I once taught a class at my daughter’s middle-school on world building. Like cooking (which can compass chemistry, anatomy, and organizational skills), world-building can demand a wide range of disciplines. More, certainly, than the 5th-to-8th graders in my class were expecting.
I’m not sure what they were expecting, but I was trying to get them to think interconnectively, to understand that history depends on geography depends on geology; that mythology springs from climate, geography, and predators; that the kind of homes you live in depend on what the climate and materials and threats are. That it’s all connected, and the richest, best built worlds understand that and sketch it in from the start.
Many of the students got it–it’s a peculiarly slippery idea for middle-schoolers, who are at the point where their brains are making the leap from concrete to abstract thinking. With the ones who got it, there was an almost audible “Huh!” when the connections snapped into place, and it was as intoxicating for me to watch as for them to experience. Some kids had more trouble with it. And a few did not get it–not only didn’t get it, but actively resisted when I insisted that their worlds make sense.

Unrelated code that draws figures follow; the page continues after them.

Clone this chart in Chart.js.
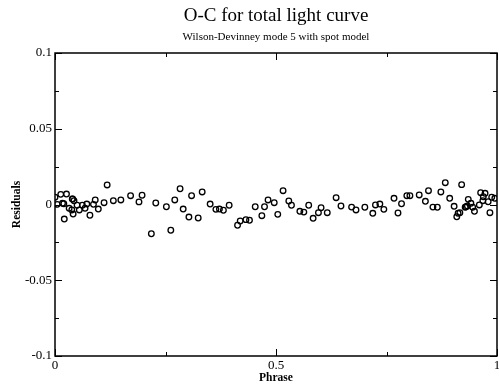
<!DOCTYPE html>
<html>
<head>
<meta charset="utf-8">
<script src="https://cdn.jsdelivr.net/npm/chart.js@4/dist/chart.umd.min.js"></script>
<style>
  html, body { margin: 0; padding: 0; background: #fff; }
  #wrap { width: 499px; height: 385px; }
</style>
</head>
<body>
<div id="wrap"><canvas id="chart"></canvas></div>
<script>
// phase of each observation
let phase = [0.000, 0.013, 0.026, 0.005, 0.017, 0.020, 0.032, 0.038, 0.040, 0.043,
  0.021, 0.041, 0.050, 0.055, 0.062, 0.068, 0.072, 0.079, 0.087, 0.091,
  0.098, 0.111, 0.118, 0.132, 0.149, 0.171, 0.190, 0.197, 0.228, 0.252,
  0.271, 0.283, 0.290, 0.309, 0.303, 0.324, 0.333, 0.351, 0.364, 0.372,
  0.381, 0.394, 0.218, 0.262, 0.413, 0.419, 0.432, 0.440, 0.453, 0.468,
  0.474, 0.482, 0.496, 0.504, 0.516, 0.529, 0.535, 0.554, 0.563, 0.574,
  0.584, 0.596, 0.602, 0.616, 0.636, 0.647, 0.671, 0.681, 0.701, 0.719,
  0.725, 0.735, 0.744, 0.767, 0.784, 0.776, 0.796, 0.803, 0.824, 0.838,
  0.845, 0.855, 0.865, 0.873, 0.883, 0.893, 0.903, 0.920, 0.912, 0.916,
  0.909, 0.928, 0.933, 0.935, 0.941, 0.945, 0.949, 0.960, 0.963, 0.973,
  0.968, 0.980, 0.988, 0.995, 0.984, 0.969, 0.039, 0.930];
// O-C residuals
let residuals = [0.0048, 0.0067, 0.0069, 0.0001, 0.0008, 0.0005, -0.0025, -0.0036, 0.0036, 0.0025,
  -0.0096, -0.0063, -0.0005, -0.0036, -0.0005, -0.0025, 0.0003, -0.0071, 0.0001, 0.0030,
  -0.0030, 0.0012, 0.0129, 0.0025, 0.0030, 0.0058, 0.0017, 0.0061, 0.0010, -0.0015,
  0.0030, 0.0104, -0.0030, 0.0058, -0.0083, -0.0089, 0.0083, 0.0003, -0.0032, -0.0030,
  -0.0038, -0.0005, -0.0193, -0.0170, -0.0137, -0.0109, -0.0100, -0.0104, -0.0015, -0.0074,
  -0.0015, 0.0030, 0.0012, -0.0065, 0.0091, 0.0023, -0.0005, -0.0045, -0.0050, -0.0005,
  -0.0091, -0.0054, -0.0021, -0.0054, 0.0045, -0.0010, -0.0017, -0.0036, -0.0018, -0.0058,
  -0.0003, 0.0003, -0.0032, 0.0041, 0.0005, -0.0056, 0.0058, 0.0058, 0.0063, 0.0021,
  0.0091, -0.0017, -0.0018, 0.0083, 0.0144, 0.0041, -0.0012, 0.0131, -0.0058, -0.0054,
  -0.0081, -0.0018, -0.0010, 0.0034, 0.0008, -0.0018, -0.0045, -0.0003, 0.0078, 0.0074,
  0.0025, 0.0018, 0.0048, 0.0041, -0.0054, 0.0051, 0.0037, -0.0015];
let xMajor = [0, 0.5, 1];
let xMinor = [0.25, 0.75];
let xLabels = ['0', '0.5', '1'];
let yMajor = [-0.1, -0.05, 0, 0.05, 0.1];
let yMinor = [-0.075, -0.025, 0.025, 0.075];

let points = phase.map((p, i) => ({ x: p, y: residuals[i] }));
let serif = "'Liberation Serif', 'DejaVu Serif', serif";

// inward ticks on all four sides, frame, and the x tick labels
// (x labels drawn here so the last one doesn't push the plot edge in)
let frameTicks = {
  id: 'frameTicks',
  afterDraw(chart) {
    let c = chart.ctx, a = chart.chartArea;
    let sx = chart.scales.x, sy = chart.scales.y;
    c.save();
    c.strokeStyle = '#000';
    c.lineWidth = 1;
    c.beginPath();
    let tx = (v, len) => {
      let px = Math.round(sx.getPixelForValue(v)) + 0.5;
      c.moveTo(px, a.bottom); c.lineTo(px, a.bottom - len);
      c.moveTo(px, a.top); c.lineTo(px, a.top + len);
    };
    let ty = (v, len) => {
      let py = Math.round(sy.getPixelForValue(v)) + 0.5;
      c.moveTo(a.left, py); c.lineTo(a.left + len, py);
      c.moveTo(a.right, py); c.lineTo(a.right - len, py);
    };
    xMajor.forEach(v => tx(v, 7));
    xMinor.forEach(v => tx(v, 4));
    yMajor.forEach(v => ty(v, 7));
    yMinor.forEach(v => ty(v, 4));
    c.stroke();
    c.lineWidth = 1.5;
    c.strokeRect(a.left, a.top, a.right - a.left, a.bottom - a.top);

    c.fillStyle = '#000';
    c.font = '13px ' + serif;
    c.textAlign = 'center';
    c.textBaseline = 'top';
    xMajor.forEach((v, i) => {
      c.fillText(xLabels[i], sx.getPixelForValue(v), a.bottom + 3);
    });
    c.restore();
  }
};

let ctx = document.getElementById('chart').getContext('2d');
let chart = new Chart(ctx, {
  type: 'scatter',
  data: {
    datasets: [{
      data: points,
      pointStyle: 'circle',
      pointRadius: 2.8,
      pointBorderWidth: 1.3,
      pointBorderColor: '#000',
      pointBackgroundColor: 'rgba(255,255,255,0)'
    }]
  },
  options: {
    responsive: true,
    maintainAspectRatio: false,
    animation: false,
    layout: { autoPadding: false, padding: { left: 10, right: 2, top: 5, bottom: 0 } },
    plugins: {
      legend: { display: false },
      tooltip: { enabled: false },
      title: {
        display: true,
        fullSize: false,
        text: 'O-C for total light curve',
        color: '#000',
        font: { family: serif, size: 19, weight: 'normal' },
        padding: { top: 0, bottom: 3 }
      },
      subtitle: {
        display: true,
        fullSize: false,
        text: 'Wilson-Devinney mode 5 with spot model',
        color: '#000',
        font: { family: serif, size: 11 },
        padding: { top: 0, bottom: 9 }
      }
    },
    scales: {
      x: {
        type: 'linear',
        min: 0, max: 1,
        afterFit: s => { s.height = 29; },
        grid: { display: false, drawTicks: false, tickLength: 0 },
        border: { display: false },
        ticks: { display: false },
        title: {
          display: true, text: 'Phrase', color: '#000',
          font: { family: serif, size: 11.5, weight: 'bold' },
          padding: { top: 0, bottom: 0 }
        }
      },
      y: {
        min: -0.1, max: 0.1,
        afterBuildTicks: s => { s.ticks = yMajor.map(v => ({ value: v })); },
        afterFit: s => { s.width = 45; },
        grid: { display: false, drawTicks: false, tickLength: 0 },
        border: { display: false },
        ticks: {
          color: '#000', padding: 3,
          font: { family: serif, size: 13 },
          callback: v => String(+v.toFixed(3))
        },
        title: {
          display: true, text: 'Residuals', color: '#000',
          font: { family: serif, size: 11.5, weight: 'bold' },
          padding: { top: 0, bottom: 0 }
        }
      }
    }
  },
  plugins: [frameTicks]
});
</script>
</body>
</html>
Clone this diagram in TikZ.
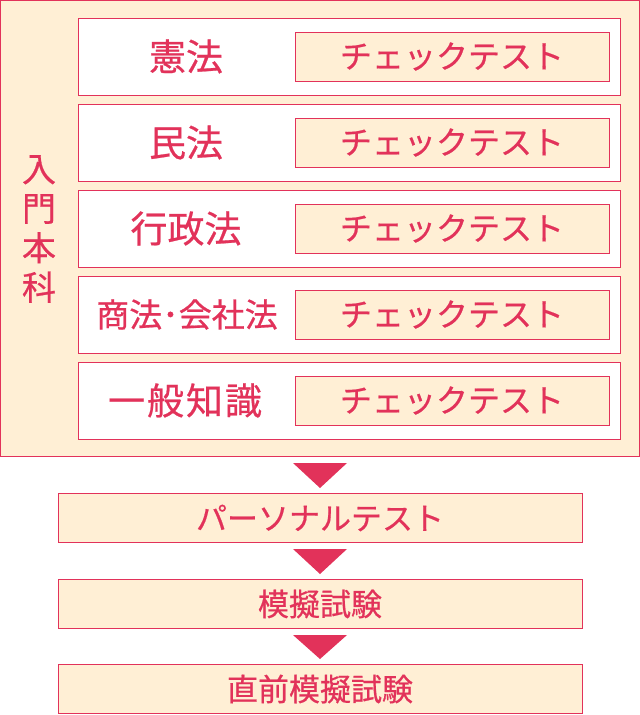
\documentclass[tikz,border=0pt]{standalone}
\usepackage{fontspec}
\newfontfamily\jpfont[FakeBold=0.6]{Noto Sans CJK JP}
\usetikzlibrary{positioning}
\definecolor{accent}{HTML}{E2325A}
\definecolor{cream}{HTML}{FFEFD5}

\begin{document}
\begin{tikzpicture}[
		x=1pt, y=-1pt,
		line width=1pt,
		every node/.style={text=accent, font=\jpfont, inner sep=0pt},
		course/.style={draw=accent, fill=cream, minimum width=639pt, minimum height=456pt},
		subject/.style={draw=accent, fill=white, minimum width=542pt, minimum height=77pt},
		subjectlabel/.style={font=\jpfont\fontsize{37}{37}\selectfont},
		checkbox/.style={draw=accent, fill=cream, minimum width=314pt, minimum height=49pt, font=\jpfont\fontsize{32}{32}\selectfont},
		stepbox/.style={draw=accent, fill=cream, minimum width=524pt, minimum height=49pt, font=\jpfont\fontsize{31}{31}\selectfont},
		marker/.style={fill=accent, draw=none},
	]
		\useasboundingbox (0,0) rectangle (640,715);

		\node (course) [course] at (320,228.5) {};
		\node (title) at (39,229) [align=center, font=\jpfont\fontsize{34}{39.5}\selectfont] {入\\門\\本\\科};

		\node (kenpo)  [subject] at (349.5,56.5) {};
		\node (minpo)  [subject, below=8pt of kenpo] {};
		\node (gyosei) [subject, below=8pt of minpo] {};
		\node (shoho)  [subject, below=8pt of gyosei] {};
		\node (ippan)  [subject, below=8pt of shoho] {};

		\node at (kenpo.center-|186,0)  [subjectlabel] {憲法};
		\node at (minpo.center-|186,0)  [subjectlabel] {民法};
		\node at (gyosei.center-|186,0) [subjectlabel] {行政法};
		\node at (shoho.center-|187,0)  [subjectlabel, font=\jpfont\fontsize{33}{33}\selectfont] {商法･会社法};
		\node at (ippan.center-|185,0)  [subjectlabel] {一\hspace{2pt}般\hspace{2pt}知\hspace{2pt}識};

		\foreach \row in {kenpo,minpo,gyosei,shoho,ippan}
			\node (check-\row) [checkbox] at (\row.center-|452,0) {チェックテスト};

		\node (personal) [stepbox, below=36pt of course] {パーソナルテスト};
		\node (mock)     [stepbox, below=36pt of personal] {模擬試験};
		\node (final)    [stepbox, below=35pt of mock] {直前模擬試験};

		% arrows between the stages
		\foreach \from/\to in {course/personal,personal/mock,mock/final}
			\fill[marker] ([xshift=-27pt, yshift=-6pt]\from.south) -- ([xshift=27pt, yshift=-6pt]\from.south) -- ([yshift=5pt]\to.north) -- cycle;
	\end{tikzpicture}
\end{document}
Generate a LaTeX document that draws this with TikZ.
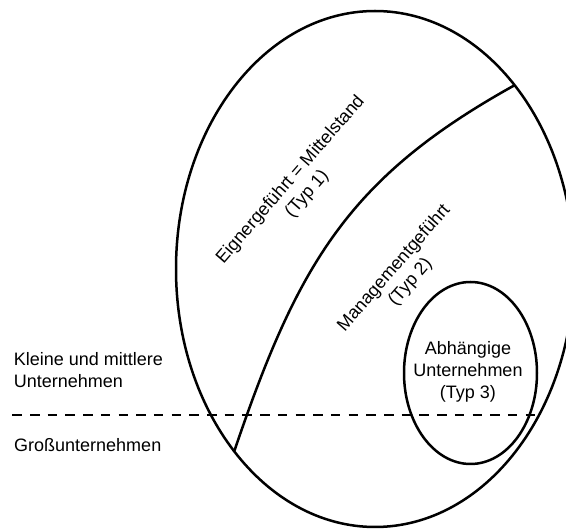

Don’t get me wrong. I think it’s entirely possible to create a universe in which the physical and biological constraints can be jiggered so you have winged horses–Pegasi, if you will. But I don’t think the winged horses will live in the clouds, because I can’t think of any reason for them to have evolved in the clouds. But when the student who espoused the cause of the Pegasi was asked to account for how the horses had evolved in the clouds, she scowled. “Take the week,” I suggested. “Bring in a history of the horses that accounts for how they wound up there.” I got the distinct impression that I was No Fun.
When she came back the next week she had come up with, not an evolutionary history of the Pegasi, but a mythology: the horses had been brought to the planet by people from another world. “Why did they bring them?” I asked. No answer. “Given that clouds are vapor and ice, where do the horses, um, roost? Do they have extra thick coats to help deal with the chill of the clouds?” “It’s more like fog,” my student said. “It’s not cold. There’s a lot of sunshine. And they can stand on the clouds.” Again, I was No Fun.
It was like that for the whole length of the class. The other kids came up with landscapes and politics and, in one case, a lavish history of bloody warfare between two races who looked like monsters from an SF movie and appeared to live only to kill. But they were thinking about how everything connected, not always correctly, but getting the idea of how very much worldbuilding depends on everything, rather than a single conceit.
I don’t want to beat up the Pegasi girl: she worked hard, and clearly liked inventing a world. She drew lovely pictures of the Pegasi in their clouds, eating cloud-stuff. She had some word-crafting ability, which I tried to encourage. But she was also stubborn, and couldn’t think outside the box, or rather, see that the box was larger than she’d originally thought, and had six sides to it.
At the end of the class I had to give out grades. I was a fairly easy grader–all I was asking, in the end, was that the kids try to take the assignment seriously and think, really think, about what the effects of, say, geography on biology, politics, and agriculture. I gave the girl with the Pegasi a B-: she had worked hard, coming in with new pictures and descriptions every week, but she had completely dodged making any of it make sense.
Worldbuilding requires a broad set of tools. And one of the most important tools is understanding that nothing, not even winged horses, develops in a vacuum.